Claus Boldt, Bürgermeister auf Abruf, entgegnete in einer späteren Gemeinderatssitzung lauthals, er hätte die einschlägigen Kommentare zur Gemeindeordnung studiert und wäre schlicht zu einer anderen Einschätzung als das Regierungspräsidium gelangt. Von einer Entschuldigung für seine Fehleinschätzung, für seine Fehlinformation, war er damals wie heute weit entfernt.
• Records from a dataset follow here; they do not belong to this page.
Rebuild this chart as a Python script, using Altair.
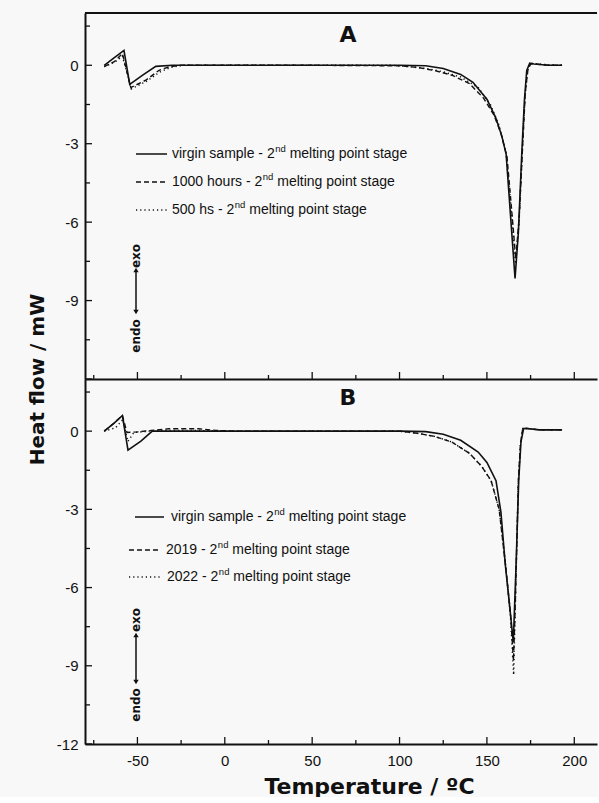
import altair as alt
import pandas as pd

# ---------------- data ----------------
# Panel A
A_VIRGIN_T = [-69, -63, -57.7, -54.4, -47, -39.5, -30, 0, 50, 100, 115, 125, 135, 142, 150, 155, 158.5, 161, 164, 166.1, 168, 170, 171.5, 172.8, 174.5, 177, 185, 193]
A_VIRGIN_Q = [0.0, 0.3, 0.57, -0.73, -0.38, -0.04, 0.0, 0.0, 0.0, 0.0, -0.02, -0.12, -0.35, -0.65, -1.3, -2.0, -2.7, -3.4, -6.2, -8.15, -6.4, -3.3, -1.3, -0.2, 0.08, 0.05, 0.0, 0.0]

A_1000H_T = [-69, -63, -58.6, -53.8, -45.2, -37.6, -31.9, -25, 0, 50, 100, 110, 120, 130, 140, 148, 154, 158, 161.5, 164.5, 166.5, 168.5, 170.5, 172, 173.5, 175, 178, 185, 193]
A_1000H_Q = [-0.05, 0.15, 0.45, -0.85, -0.57, -0.19, -0.06, 0.0, 0.0, 0.0, -0.02, -0.08, -0.2, -0.38, -0.7, -1.25, -1.9, -2.6, -3.5, -5.8, -7.4, -5.8, -3.0, -1.0, -0.15, 0.05, 0.05, 0.0, 0.0]

A_500H_T = [-69, -63, -58.6, -53.5, -45, -37, -31, -24, 0, 50, 95, 105, 115, 125, 135, 145, 152, 157, 161, 164.3, 166.4, 168.4, 170.3, 171.8, 173.3, 175, 178, 185, 193]
A_500H_Q = [-0.05, 0.12, 0.35, -0.9, -0.62, -0.25, -0.08, 0.0, 0.0, 0.0, 0.0, -0.05, -0.12, -0.25, -0.45, -0.85, -1.5, -2.3, -3.4, -5.8, -7.6, -6.0, -3.2, -1.2, -0.2, 0.08, 0.05, 0.02, 0.0]

# Panel B
B_VIRGIN_T = [-69, -63.5, -58.6, -55.4, -48, -41.5, -30, 0, 50, 100, 115, 125, 135, 145, 150, 155.2, 158, 160.5, 163, 165.1, 166.7, 168.2, 169.5, 171, 173, 180, 193]
B_VIRGIN_Q = [0.0, 0.3, 0.6, -0.73, -0.38, 0.0, 0.0, 0.0, 0.0, 0.0, -0.02, -0.12, -0.35, -0.8, -1.2, -1.9, -3.1, -5.1, -6.7, -8.1, -5.1, -1.9, -0.4, 0.1, 0.1, 0.05, 0.05]

B_2019_T = [-69, -63.5, -58.6, -56, -50, -42, -32, -15, -5, 5, 50, 100, 110, 120, 130, 140, 147, 152.4, 157, 160.6, 163.5, 165.2, 166.3, 167.3, 168, 169.2, 170.5, 173, 180, 193]
B_2019_Q = [0.0, 0.3, 0.6, -0.05, -0.03, 0.03, 0.09, 0.09, 0.03, 0.0, 0.0, 0.0, -0.08, -0.2, -0.42, -0.85, -1.35, -1.9, -3.0, -5.1, -7.0, -8.8, -6.5, -3.8, -1.9, -0.5, 0.1, 0.1, 0.05, 0.05]

B_2022_T = [-69, -62.5, -58.3, -55.5, -52, -40, -20, 0, 50, 100, 110, 120, 130, 140, 147, 152.4, 157, 160.6, 163.5, 165.3, 166.3, 167.3, 168, 169.2, 170.5, 173, 180, 193]
B_2022_Q = [0.0, 0.13, 0.45, -0.4, -0.05, 0.02, 0.03, 0.0, 0.0, 0.0, -0.08, -0.2, -0.42, -0.85, -1.35, -1.9, -3.0, -5.1, -7.1, -9.35, -6.5, -3.8, -1.9, -0.5, 0.1, 0.1, 0.05, 0.05]

# axis ticks / labels
X_MAJOR = [-50, 0, 50, 100, 150, 200]
X_MINOR = [-75, -25, 25, 75, 125, 175]
Y_MAJOR = [0, -3, -6, -9, -12]
Y_MINOR = [1.5, -1.5, -4.5, -7.5, -10.5]
A_Y_LABELS = [0, -3, -6, -9]
B_Y_LABELS = [0, -3, -6, -9, -12]

A_LEGEND = ["virgin sample - 2", "1000 hours - 2", "500 hs - 2"]
B_LEGEND = ["virgin sample - 2", "2019 - 2", "2022 - 2"]
LEGEND_SUFFIX = "melting point stage"

# ---------------- styling ----------------
XDOM = [-80, 213]
YDOM = [-12, 2]
W = 512
HA = 366
HB = 365
FONT = "Liberation Sans"
BOLD = "DejaVu Sans"
INK = "#111111"
BG = "#f8f8f8"

xs = alt.Scale(domain=XDOM, nice=False, zero=False)
ys = alt.Scale(domain=YDOM, nice=False, zero=False)

SOLID = None
DASH = [5, 3]
DOT = [1.2, 3]

# Arial / Liberation Sans advance widths (per 1000 em)
AW = {" ": 278, "-": 333, "a": 556, "b": 556, "c": 500, "d": 556, "e": 556, "f": 278,
      "g": 556, "h": 556, "i": 222, "j": 222, "k": 500, "l": 222, "m": 833, "n": 556,
      "o": 556, "p": 556, "q": 556, "r": 333, "s": 500, "t": 278, "u": 556, "v": 500,
      "w": 722, "x": 500, "y": 500, "z": 500}


def tw(s, size):
    return sum(AW.get(c, 556) for c in s) / 1000.0 * size


def one():
    return pd.DataFrame({"k": [1]})


def line_layer(T, Q, dash, width, xaxis, yaxis):
    df = pd.DataFrame({"T": T, "Q": Q})
    kw = dict(color=INK, strokeWidth=width, clip=True)
    if dash is not None:
        kw["strokeDash"] = dash
    return alt.Chart(df).mark_line(**kw).encode(
        x=alt.X("T:Q", scale=xs, axis=xaxis),
        y=alt.Y("Q:Q", scale=ys, axis=yaxis),
    )


def tick_layers(H, xaxis, yaxis):
    out = []
    for vals, ln in ((X_MAJOR, 7), (X_MINOR, 4)):
        out.append(alt.Chart(pd.DataFrame({"T": vals})).mark_rule(color=INK, strokeWidth=1.3).encode(
            x=alt.X("T:Q", scale=xs, axis=xaxis), y=alt.value(H), y2=alt.value(H - ln)))
    for vals, ln in ((Y_MAJOR, 7), (Y_MINOR, 5)):
        out.append(alt.Chart(pd.DataFrame({"Q": vals})).mark_rule(color=INK, strokeWidth=1.3).encode(
            y=alt.Y("Q:Q", scale=ys, axis=yaxis), x=alt.value(0), x2=alt.value(ln)))
    return out


def legend_layers(labels, rows):
    out = []
    fs = 14
    sup = 9.5
    for label, (dash, x1, x2, y, tx) in zip(labels, rows):
        kw = dict(color=INK, strokeWidth=1.5)
        if dash is not None:
            kw["strokeDash"] = dash
        out.append(alt.Chart(one()).mark_rule(**kw).encode(
            x=alt.value(x1), x2=alt.value(x2), y=alt.value(y)))
        out.append(alt.Chart(one()).mark_text(text=label, align="left", baseline="middle",
                                              font=FONT, fontSize=fs, color=INK).encode(
            x=alt.value(tx), y=alt.value(y)))
        sx = tx + tw(label, fs) + 0.5
        out.append(alt.Chart(one()).mark_text(text="nd", align="left", baseline="middle",
                                              font=FONT, fontSize=sup, color=INK).encode(
            x=alt.value(sx), y=alt.value(y - 5)))
        out.append(alt.Chart(one()).mark_text(text=LEGEND_SUFFIX, align="left", baseline="middle",
                                              font=FONT, fontSize=fs, color=INK).encode(
            x=alt.value(sx + tw("nd", sup) + tw(" ", fs)), y=alt.value(y)))
    return out


def arrow_layers(x, y_exo, y1, y2, y_endo):
    out = []
    out.append(alt.Chart(one()).mark_text(text="exo", angle=270, align="center", baseline="middle",
                                          font=BOLD, fontWeight="bold", fontSize=12, color=INK).encode(
        x=alt.value(x), y=alt.value(y_exo)))
    out.append(alt.Chart(one()).mark_text(text="endo", angle=270, align="center", baseline="middle",
                                          font=BOLD, fontWeight="bold", fontSize=12, color=INK).encode(
        x=alt.value(x), y=alt.value(y_endo)))
    out.append(alt.Chart(one()).mark_rule(color=INK, strokeWidth=1.5).encode(
        x=alt.value(x), y=alt.value(y1 + 2), y2=alt.value(y2 - 2)))
    out.append(alt.Chart(one()).mark_point(shape="triangle-up", filled=True, size=28, color=INK, opacity=1).encode(
        x=alt.value(x), y=alt.value(y1 + 2)))
    out.append(alt.Chart(one()).mark_point(shape="triangle-down", filled=True, size=28, color=INK, opacity=1).encode(
        x=alt.value(x), y=alt.value(y2 - 2)))
    return out


def letter_layer(letter, x, y):
    return alt.Chart(one()).mark_text(text=letter, align="center", baseline="middle",
                                      font=BOLD, fontWeight="bold", fontSize=22, color=INK).encode(
        x=alt.value(x), y=alt.value(y))


common_axis = dict(grid=False, ticks=False, tickSize=0, domain=True, domainColor=INK, domainWidth=2,
                   labelFont=FONT, labelFontSize=15, labelColor=INK,
                   labelExpr="toString(datum.value)")

# ---------------- panel A ----------------
ax_A_x = alt.Axis(values=X_MAJOR, labels=False, title=None, **common_axis)
ax_A_y = alt.Axis(values=A_Y_LABELS, labelPadding=7, title=None, **common_axis)

layers_A = [
    line_layer(A_VIRGIN_T, A_VIRGIN_Q, SOLID, 1.6, ax_A_x, ax_A_y),
    line_layer(A_1000H_T, A_1000H_Q, DASH, 1.4, ax_A_x, ax_A_y),
    line_layer(A_500H_T, A_500H_Q, DOT, 1.5, ax_A_x, ax_A_y),
    alt.Chart(one()).mark_rule(color=INK, strokeWidth=2).encode(
        x=alt.value(0), x2=alt.value(W), y=alt.value(0)),
]
layers_A += tick_layers(HA, ax_A_x, ax_A_y)
layers_A += legend_layers(A_LEGEND, [
    (SOLID, 51, 82, 141, 87),
    (DASH, 51, 82, 169, 87),
    (DOT, 51, 82, 197, 87),
])
layers_A += arrow_layers(51, 243, 255, 301, 323)
layers_A.append(letter_layer("A", 263, 22))

panel_A = alt.layer(*layers_A).properties(width=W, height=HA)

# ---------------- panel B ----------------
ax_B_x = alt.Axis(values=X_MAJOR, labels=True, labelPadding=9, title="Temperature / ºC",
                  titleFont=BOLD, titleFontWeight="bold", titleFontSize=22, titleColor=INK,
                  titleX=284, titleY=49, titleAlign="center", titleBaseline="alphabetic", **common_axis)
ax_B_y = alt.Axis(values=B_Y_LABELS, labelPadding=7, title="Heat flow / mW",
                  titleFont=BOLD, titleFontWeight="bold", titleFontSize=20, titleColor=INK,
                  titleAngle=270, titleX=-48, titleY=0, titleAlign="center", titleBaseline="middle",
                  **common_axis)

layers_B = [
    line_layer(B_VIRGIN_T, B_VIRGIN_Q, SOLID, 1.6, ax_B_x, ax_B_y),
    line_layer(B_2019_T, B_2019_Q, DASH, 1.4, ax_B_x, ax_B_y),
    line_layer(B_2022_T, B_2022_Q, DOT, 1.5, ax_B_x, ax_B_y),
]
layers_B += tick_layers(HB, ax_B_x, ax_B_y)
layers_B += legend_layers(B_LEGEND, [
    (SOLID, 50, 79, 138, 86),
    (DASH, 44, 74, 171, 81),
    (DOT, 44, 77, 198, 82),
])
layers_B += arrow_layers(51, 241, 254, 305, 326)
layers_B.append(letter_layer("B", 263, 19))

panel_B = alt.layer(*layers_B).properties(width=W, height=HB)

chart = alt.vconcat(panel_A, panel_B, spacing=0, bounds="flush").properties(
    padding={"left": 26, "top": 12, "right": 0, "bottom": 0},
    background=BG,
).configure_view(stroke=None)

chart.save("out.html", embed_options={"renderer": "svg", "actions": False})
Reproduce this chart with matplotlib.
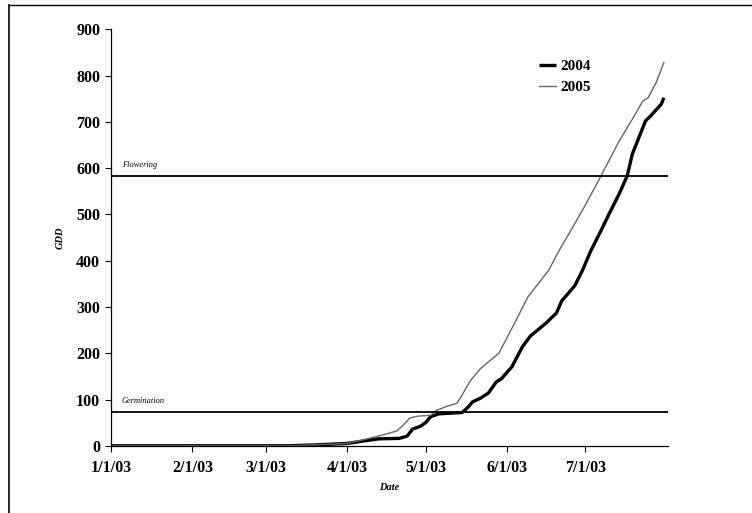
import matplotlib
matplotlib.use("Agg")
import matplotlib.pyplot as plt
from matplotlib.lines import Line2D
import pandas as pd

# Cumulative growing degree days (GDD), plotted on a common calendar year
dates_2004 = ["2003-01-01", "2003-03-10", "2003-03-20", "2003-04-01", "2003-04-08",
              "2003-04-13", "2003-04-21", "2003-04-24", "2003-04-26", "2003-04-29",
              "2003-05-01", "2003-05-03", "2003-05-06", "2003-05-15", "2003-05-17",
              "2003-05-19", "2003-05-22", "2003-05-25", "2003-05-28", "2003-05-30",
              "2003-06-03", "2003-06-07", "2003-06-10", "2003-06-16", "2003-06-20",
              "2003-06-22", "2003-06-27", "2003-06-30", "2003-07-03", "2003-07-07",
              "2003-07-10", "2003-07-14", "2003-07-17", "2003-07-19", "2003-07-24",
              "2003-07-26", "2003-07-30", "2003-07-31"]
gdd_2004 = [0, 0, 2, 5, 11,
            15, 16, 21, 36, 42,
            50, 63, 69, 72, 82,
            95, 103, 114, 138, 145,
            171, 214, 237, 265, 287,
            313, 346, 380, 420, 465,
            500, 545, 583, 631, 702,
            713, 738, 752]

dates_2005 = ["2003-01-01", "2003-03-10", "2003-04-01", "2003-04-08", "2003-04-15",
              "2003-04-20", "2003-04-22", "2003-04-25", "2003-04-28", "2003-05-03",
              "2003-05-05", "2003-05-09", "2003-05-13", "2003-05-15", "2003-05-18",
              "2003-05-22", "2003-05-29", "2003-06-04", "2003-06-09", "2003-06-17",
              "2003-06-21", "2003-06-26", "2003-07-01", "2003-07-07", "2003-07-14",
              "2003-07-19", "2003-07-23", "2003-07-25", "2003-07-28", "2003-07-31"]
gdd_2005 = [0, 0, 5, 14, 24,
            32, 42, 60, 64, 66,
            76, 85, 92, 110, 140,
            167, 200, 265, 321, 379,
            422, 470, 520, 583, 659,
            706, 745, 752, 784, 828]

germination_gdd = 74
flowering_gdd = 583

tick_dates = ["2003-01-01", "2003-02-01", "2003-03-01", "2003-04-01",
              "2003-05-01", "2003-06-01", "2003-07-01"]
tick_labels = ["1/1/03", "2/1/03", "3/1/03", "4/1/03", "5/1/03", "6/1/03", "7/1/03"]
y_ticks = [0, 100, 200, 300, 400, 500, 600, 700, 800, 900]

serif = "Liberation Serif"

fig = plt.figure(figsize=(7.52, 5.13), dpi=100)
ax = fig.add_axes([0.148, 0.131, 0.740, 0.812])

x04 = pd.to_datetime(dates_2004)
x05 = pd.to_datetime(dates_2005)
ax.plot(x04, gdd_2004, color="black", lw=2.4, label="2004", solid_capstyle="butt")
ax.plot(x05, gdd_2005, color="#666666", lw=1.0, label="2005")

ax.axhline(flowering_gdd, color="black", lw=1.3)
ax.axhline(germination_gdd, color="black", lw=1.3)

x_start = pd.Timestamp("2003-01-01")
x_end = pd.Timestamp("2003-08-01 12:00")
ax.set_xlim(x_start, x_end)
ax.set_ylim(0, 900)

ax.text(pd.Timestamp("2003-01-05"), flowering_gdd + 14, "Flowering",
        family=serif, style="italic", fontsize=6, va="bottom")
ax.text(pd.Timestamp("2003-01-05"), germination_gdd + 14, "Germination",
        family=serif, style="italic", fontsize=6, va="bottom")

ax.set_xticks(pd.to_datetime(tick_dates))
ax.set_xticklabels(tick_labels)
ax.set_yticks(y_ticks)
ax.set_yticklabels([str(v) for v in y_ticks])
for lab in ax.get_xticklabels() + ax.get_yticklabels():
    lab.set_family(serif)
    lab.set_fontweight("bold")
    lab.set_fontsize(11.5)
ax.tick_params(axis="both", direction="out", length=4, width=0.8, color="black")
ax.tick_params(axis="x", pad=6)
ax.tick_params(axis="y", pad=4)

for side in ("top", "right"):
    ax.spines[side].set_visible(False)
for side in ("left", "bottom"):
    ax.spines[side].set_linewidth(0.9)

ax.set_xlabel("Date", family=serif, style="italic", fontweight="bold", fontsize=7.5, labelpad=5)
ax.set_ylabel("GDD", family=serif, style="italic", fontweight="bold", fontsize=7.5, labelpad=8)

leg = ax.legend(loc="upper left", bbox_to_anchor=(0.744, 0.961), frameon=False,
                handlelength=1.1, handletextpad=0.3, labelspacing=0.48,
                prop={"family": serif, "weight": "bold", "size": 11})

# chart-area border (top and left edges)
fig.add_artist(Line2D([9 / 752, 9 / 752], [0, 1 - 5 / 513], transform=fig.transFigure,
                      color="black", lw=1.2))
fig.add_artist(Line2D([9 / 752, 1], [1 - 5 / 513, 1 - 5 / 513], transform=fig.transFigure,
                      color="black", lw=1.0))

fig.savefig("out.png", dpi=100)
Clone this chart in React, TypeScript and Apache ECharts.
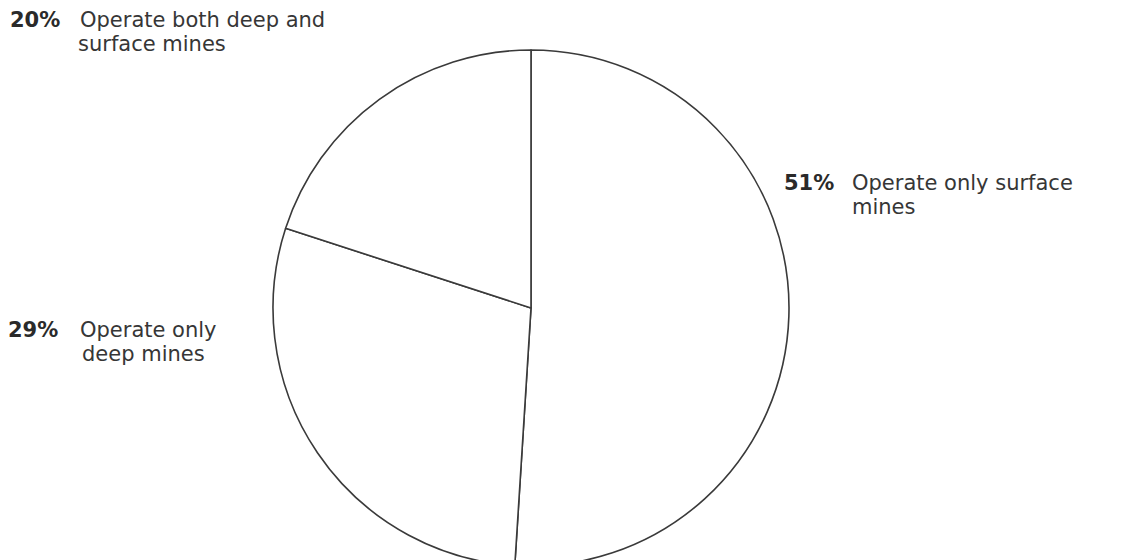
import React, { useEffect, useRef } from "react";
import * as echarts from "echarts";

const categories = ["Operate only surface mines", "Operate only deep mines", "Operate both deep and surface mines"];
const values = [51, 29, 20];
const line1 = ["Operate only surface", "Operate only", "Operate both deep and"];
const line2 = ["mines", "deep mines", "surface mines"];

const labelPos = [
  { x: 784, y: 195, pw: 68, indent: 68 },
  { x: 8, y: 342, pw: 72, indent: 74 },
  { x: 10, y: 32, pw: 70, indent: 68 },
];

export default function App() {
  const ref = useRef<HTMLDivElement>(null);
  useEffect(() => {
    const chart = echarts.init(ref.current!, null, { renderer: "svg" });
    const font = "DejaVu Sans";
    const fs = 21;
    const rich: any = {
      t: { fontFamily: font, fontSize: fs, color: "#363636", lineHeight: 24 },
    };
    labelPos.forEach((lp, i) => {
      rich["p" + i] = { fontFamily: font, fontSize: fs, fontWeight: "bold", color: "#2a2a2a", lineHeight: 24, width: lp.pw };
      rich["i" + i] = { fontFamily: font, fontSize: fs, color: "#363636", lineHeight: 24, padding: [0, 0, 0, lp.indent] };
    });
    chart.setOption({
      animation: false,
      backgroundColor: "#ffffff",
      series: [
        {
          type: "pie",
          center: [531, 308],
          radius: 258,
          startAngle: 90,
          clockwise: true,
          silent: true,
          data: categories.map((c, i) => ({ name: c, value: values[i] })),
          itemStyle: { color: "#ffffff", borderColor: "#3a3a3a", borderWidth: 1.6 },
          emphasis: { disabled: true },
          labelLine: { show: false },
          label: {
            show: true,
            position: "outside",
            overflow: "none",
            width: 400,
            formatter: (p: any) =>
              `{p${p.dataIndex}|${values[p.dataIndex]}%}{t|${line1[p.dataIndex]}}\n{i${p.dataIndex}|${line2[p.dataIndex]}}`,
            rich,
          },
          labelLayout: (params: any) => ({
            x: labelPos[params.dataIndex].x,
            y: labelPos[params.dataIndex].y,
            align: "left",
            verticalAlign: "middle",
            hideOverlap: false,
          }),
        },
      ],
    });
    return () => chart.dispose();
  }, []);
  return (
    <div
      ref={ref}
      style={{ position: "fixed", left: 0, top: 0, width: 1136, height: 560 }}
    />
  );
}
Neues Beispiel? Und wieder rückt der Fall Müller-Esch in den Mittelpunkt: Am kommenden Wochenende läuft die Frist ab, in der Revision gegen das Arbeitsgerichtsurteil Müller-Esch eingelegt werden kann. Es spricht manches dafür, dass im nicht öffentlichen Teil der heutigen Gemeinderatssitzung über das weitere Vorgehen beraten werden wird. Und es spricht vieles dafür, dass die Verwaltung auf Rat ihres Rechtsbeistandes das Risiko einer Verhandlung dann vor dem Landesarbeitsgericht in Freiburg eingehen könnte.

Ganz schön mutig wäre das. Und teuer dazu. Denn ein solches, wieder monatelanges Verfahren würde viel Geld – Prozess- und Anwaltskosten, aber auch Gehaltsfortzahlungen -, verschlingen. Die Aussichten für die Stadt, dieses Mal zu obsiegen, sind nach dem bemerkenswerten Urteil in 1. Instanz, das einer Klatsche für die Spitalstiftung gleichkommt, denkbar schlecht. Zu vermuten ist, dass auch dieses Mal schlechte juristische Ratgeber am Werke sind.

Vor allem aber würde solche Rechthaberei dem Ruf der Stadt schaden. Denn nach dem Maultaschenfall (auch da war Bürgermeister Boldt verantwortlich) warten Journalisten bundesweit nur auf den geeigneten Zeitpunkt, den günstigen Anlass, diese Konstanz-Blamage zeilenträchtig auszuschlachten. Von „schlechter Presse“ spricht man dann. Von der Häme ganz zu schweigen.